Embora cada vez mais em desuso, o termo “surdo-mudo” já foi bastante aplicado para se referir à comunidade surda de forma errada – e ele não deve ser usado em nenhum contexto. Isso porque a surdez não necessariamente torna a pessoa muda: isso vinha de uma percepção da qual o surdo “nascido” não aprendia a “falar” como uma pessoa ouvinte.

Pense assim: você falar português – e somente português – na Rússia, por exemplo, pode dificultar a compreensão da sua comunicação. Entretanto, isso não é igual a dizer que você é “mudo”, tendo em vista que você tem uma voz como ferramenta de comunicação.

É o mesmo com os surdos: existem vários outros métodos de comunicação que são reconhecidos por especialistas e que funcionam tão bem quanto o idioma falado – logo, não são “mudos” -, como por exemplo…

LIBRAS é “língua”, não “linguagem”

Segundo qualquer dicionário, “linguagem” é o meio de transmissão de uma comunicação mais atrelado à interação, enquanto “língua” é mais voltado a uma forma específica de comunicação vinda de um público determinado.

No entendimento prático: o gesto de “positivo” ou “jóia”, onde você ergue o polegar em sinal de aceitação, é mundialmente reconhecido, certo? Ingleses, portugueses e brasileiros vão entender o que significa. Já a Língua Brasileira de Sinais é reconhecida como o mecanismo oficial de comunicação dos surdos – não muito diferente de como o português brasileiro é a nossa língua oficial.

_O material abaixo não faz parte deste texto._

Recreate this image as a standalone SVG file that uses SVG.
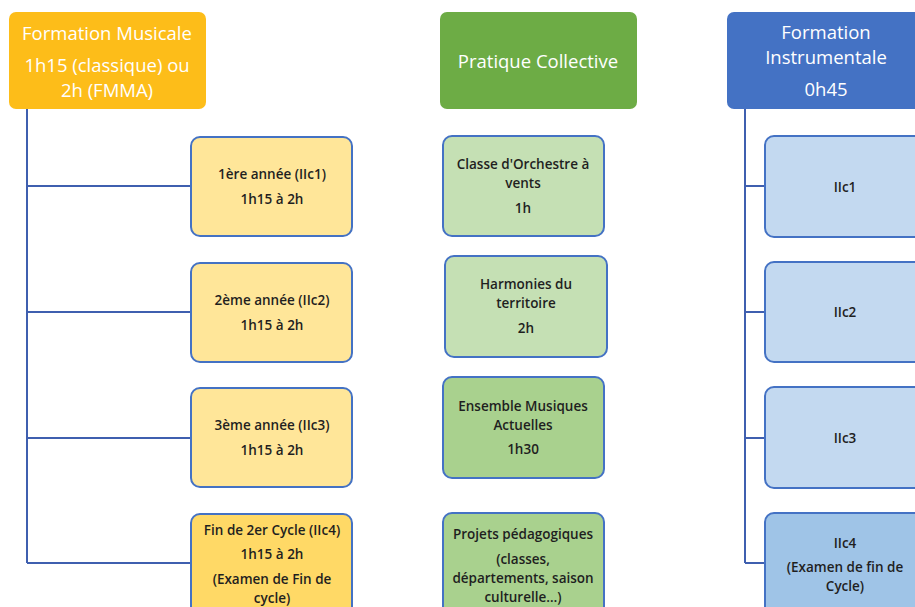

Evidentemente, existe um aprofundamento maior neste tema, mas você entendeu o básico da coisa…

Outro ponto interessante é que, em LIBRAS, não há o emprego de tempos verbais ou artigos que posicionem gênero: o sinal para “ele” ou “ela”, por exemplo, são iguais. E toda a comunicação deste meio é bem mais baseada em contexto do que em tempo verbal. O sinal positivo mencionado acima, dentro de LIBRAS, também serve para enfatizar uma situação, não apenas uma resposta de “sim” ou “não”.

Finalmente, LIBRAS não é universal, o que serve para ressaltar ainda mais sua característica única de comunicação: assim como português e inglês são diferentes, LIBRAS também não tem a mesma execução se comparada à American Sign Language (ASL) e interações entre ambas requer tradução específica.

LIBRAS tem acessibilidade garantida por Lei

Devido ao fato de usar não apenas as mãos, mas também as expressões faciais e corporais de quem a fala, LIBRAS é reconhecida por Lei no Brasil, acompanhada de um projeto de acessibilidade que introduz a comunidade surda dentro do contexto geral de comunicação do país. Estamos falando da Lei Brasileira de Inclusão (13.146/2015).

Existem vários efeitos práticos em relação a isso: já viu, pronunciamentos dos nossos políticos e boa parte dos programas de TV, aquela “janelinha” com uma pessoa reproduzindo – em LIBRAS – o que é falado na programação original? Ou então livros didáticos com algum conteúdo de introdução a LIBRAS?

Tudo isso é efeito da introdução da Lei, sancionada pela ex-presidente Dilma Rousseff em 2015 e que passou a valer a partir do ano seguinte. Segundo o portal do Senado, a legislação beneficia pelo menos 45 milhões de pessoas.